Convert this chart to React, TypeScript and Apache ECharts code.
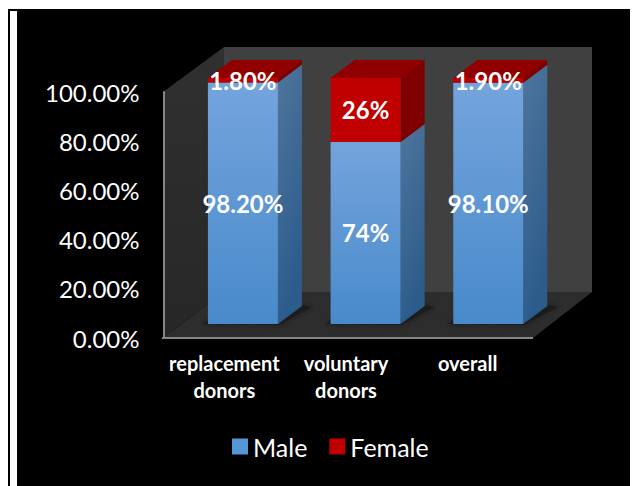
import React, { useEffect, useRef } from "react";
import * as echarts from "echarts";

const categories = ["replacement\ndonors", "voluntary\ndonors", "overall"];
const maleValues = [98.2, 74, 98.1];
const femaleValues = [1.8, 26, 1.9];
const maleLabels = ["98.20%", "74%", "98.10%"];
const femaleLabels = ["1.80%", "26%", "1.90%"];
const yTicks = [0, 20, 40, 60, 80, 100];

const FONT = "Lato, Carlito, sans-serif";
const DEPTH_X = 24;
const DEPTH_Y = 18;
const BAR_W = 70;

function grad(x2: number, y2: number, a: string, b: string) {
  return new echarts.graphic.LinearGradient(0, 0, x2, y2, [
    { offset: 0, color: a },
    { offset: 1, color: b },
  ]);
}

// One extruded bar segment: front face, right side, top face and its label.
function segment(
  starts: number[],
  values: number[],
  labels: string[],
  look: { front: any; side: any; top: string; drawTop: boolean }
) {
  return (params: any, api: any) => {
    const i = params.dataIndex;
    const cat = api.value(0);
    const [cx, y0] = api.coord([cat, starts[i]]);
    const [, y1] = api.coord([cat, starts[i] + values[i]]);
    const l = cx - BAR_W / 2;
    const r = cx + BAR_W / 2;
    const children: any[] = [
      {
        type: "polygon",
        shape: { points: [[r, y1], [r + DEPTH_X, y1 - DEPTH_Y], [r + DEPTH_X, y0 - DEPTH_Y], [r, y0]] },
        style: { fill: look.side },
      },
      {
        type: "rect",
        shape: { x: l, y: y1, width: BAR_W, height: y0 - y1 },
        style: { fill: look.front },
      },
    ];
    if (look.drawTop) {
      children.push({
        type: "polygon",
        shape: { points: [[l, y1], [l + DEPTH_X, y1 - DEPTH_Y], [r + DEPTH_X, y1 - DEPTH_Y], [r, y1]] },
        style: { fill: look.top },
      });
    }
    children.push({
      type: "text",
      z2: 10,
      style: {
        x: cx,
        y: (y0 + y1) / 2,
        text: labels[i],
        fill: "#ffffff",
        font: `bold 24px ${FONT}`,
        align: "center",
        verticalAlign: "middle",
      },
    });
    return { type: "group", children };
  };
}

// Soft contact shadow where each bar meets the floor.
function floorShadow(params: any, api: any) {
  const [cx, y0] = api.coord([api.value(0), 0]);
  const r = cx + BAR_W / 2;
  const l = cx - BAR_W / 2;
  return {
    type: "polygon",
    shape: {
      points: [[l - 5, y0], [r + 1, y0 + 1], [r + DEPTH_X + 10, y0 - DEPTH_Y + 1], [r + DEPTH_X, y0 - DEPTH_Y - 1], [r, y0 - 4], [l, y0 - 4]],
    },
    style: { fill: "#1e1e1e", shadowBlur: 4, shadowColor: "#1e1e1e" },
  };
}

export default function App() {
  const ref = useRef<HTMLDivElement>(null);

  useEffect(() => {
    const chart = echarts.init(ref.current!, undefined, { renderer: "svg" });
    const catData = categories.map((_, i) => [i]);

    chart.setOption({
      animation: false,
      backgroundColor: "transparent",
      textStyle: { fontFamily: FONT },
      legend: {
        data: ["Male", "Female"],
        left: 219,
        top: 421,
        itemWidth: 16,
        itemHeight: 16,
        itemGap: 22,
        icon: "rect",
        textStyle: { color: "#ffffff", fontSize: 25, fontFamily: FONT },
      },
      graphic: {
        elements: [
          // Page frame: black panel with a white strip down its left side.
          { type: "rect", z: -10, shape: { x: 0, y: 1, width: 628, height: 477 }, style: { fill: "#000000" } },
          { type: "rect", z: -9, shape: { x: 2, y: 3, width: 7, height: 480 }, style: { fill: "#ffffff" } },
          // Box of the 3D plot: back wall, side wall, floor.
          { type: "polygon", z: -8, shape: { points: [[216, 39], [584, 39], [584, 284], [216, 284]] }, style: { fill: "#404040" } },
          {
            type: "polygon",
            z: -8,
            shape: { points: [[155, 84], [216, 39], [216, 284], [155, 330]] },
            style: { fill: grad(0, 1, "#303030", "#272727") },
          },
          { type: "polygon", z: -8, shape: { points: [[155, 330], [216, 284], [584, 284], [525, 330]] }, style: { fill: "#2d2d2d" } },
          // Front edge of the floor.
          { type: "line", z: -7, shape: { x1: 154, y1: 330, x2: 525, y2: 330 }, style: { stroke: "#868686", lineWidth: 2 } },
        ],
      },
      grid: [
        // Bars stand back from the front plane, on the floor.
        { left: 173.6, width: 368, top: 70, height: 246 },
        // Front plane carrying the axes.
        { left: 155.5, width: 365, top: 84, height: 246 },
      ],
      xAxis: [
        { type: "category", gridIndex: 0, data: categories, show: false },
        {
          type: "category",
          gridIndex: 1,
          data: categories,
          axisTick: { show: false },
          axisLine: { show: false },
          axisLabel: { color: "#ffffff", fontSize: 20, fontWeight: "bold", fontFamily: FONT, margin: 11, lineHeight: 27, interval: 0 },
        },
      ],
      yAxis: [
        { type: "value", gridIndex: 0, min: 0, max: 100, show: false },
        {
          type: "value",
          gridIndex: 1,
          min: 0,
          max: 100,
          interval: 20,
          splitLine: { show: false },
          axisTick: { show: false },
          axisLine: { show: true, lineStyle: { color: "#868686", width: 2 } },
          axisLabel: {
            color: "#ffffff",
            fontSize: 24,
            fontFamily: FONT,
            margin: 24,
            padding: [0, 0, 2, 0],
            formatter: (v: number) => (yTicks.includes(v) ? `${v.toFixed(2)}%` : ""),
          },
        },
      ],
      series: [
        {
          name: "shadow",
          type: "custom",
          xAxisIndex: 0,
          yAxisIndex: 0,
          z: 1,
          silent: true,
          data: catData,
          renderItem: floorShadow,
        },
        {
          name: "Male",
          type: "custom",
          xAxisIndex: 0,
          yAxisIndex: 0,
          z: 2,
          itemStyle: { color: "#5596d6" },
          data: catData,
          renderItem: segment(maleValues.map(() => 0), maleValues, maleLabels, {
            front: grad(0, 1, "#74a4dc", "#488acb"),
            side: grad(0.3, 1, "#4f759c", "#2c5c8c"),
            top: "#900000",
            drawTop: false,
          }),
        },
        {
          name: "Female",
          type: "custom",
          xAxisIndex: 0,
          yAxisIndex: 0,
          z: 3,
          itemStyle: { color: "#c00000" },
          data: catData,
          renderItem: segment(maleValues, femaleValues, femaleLabels, {
            front: "#c00000",
            side: "#7f0000",
            top: "#900000",
            drawTop: true,
          }),
        },
      ],
    });

    return () => chart.dispose();
  }, []);

  return <div ref={ref} style={{ width: 630, height: 478 }} />;
}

- **Task to complete**:
Write down every line from the opening of the listing to the line with "import * as", both included, and nothing else; the pictures are omitted.

- **Answer to this exercise**:
Convert this chart to React, TypeScript and Apache ECharts code.
import React, { useEffect, useRef } from "react";
import * as echarts from "echarts";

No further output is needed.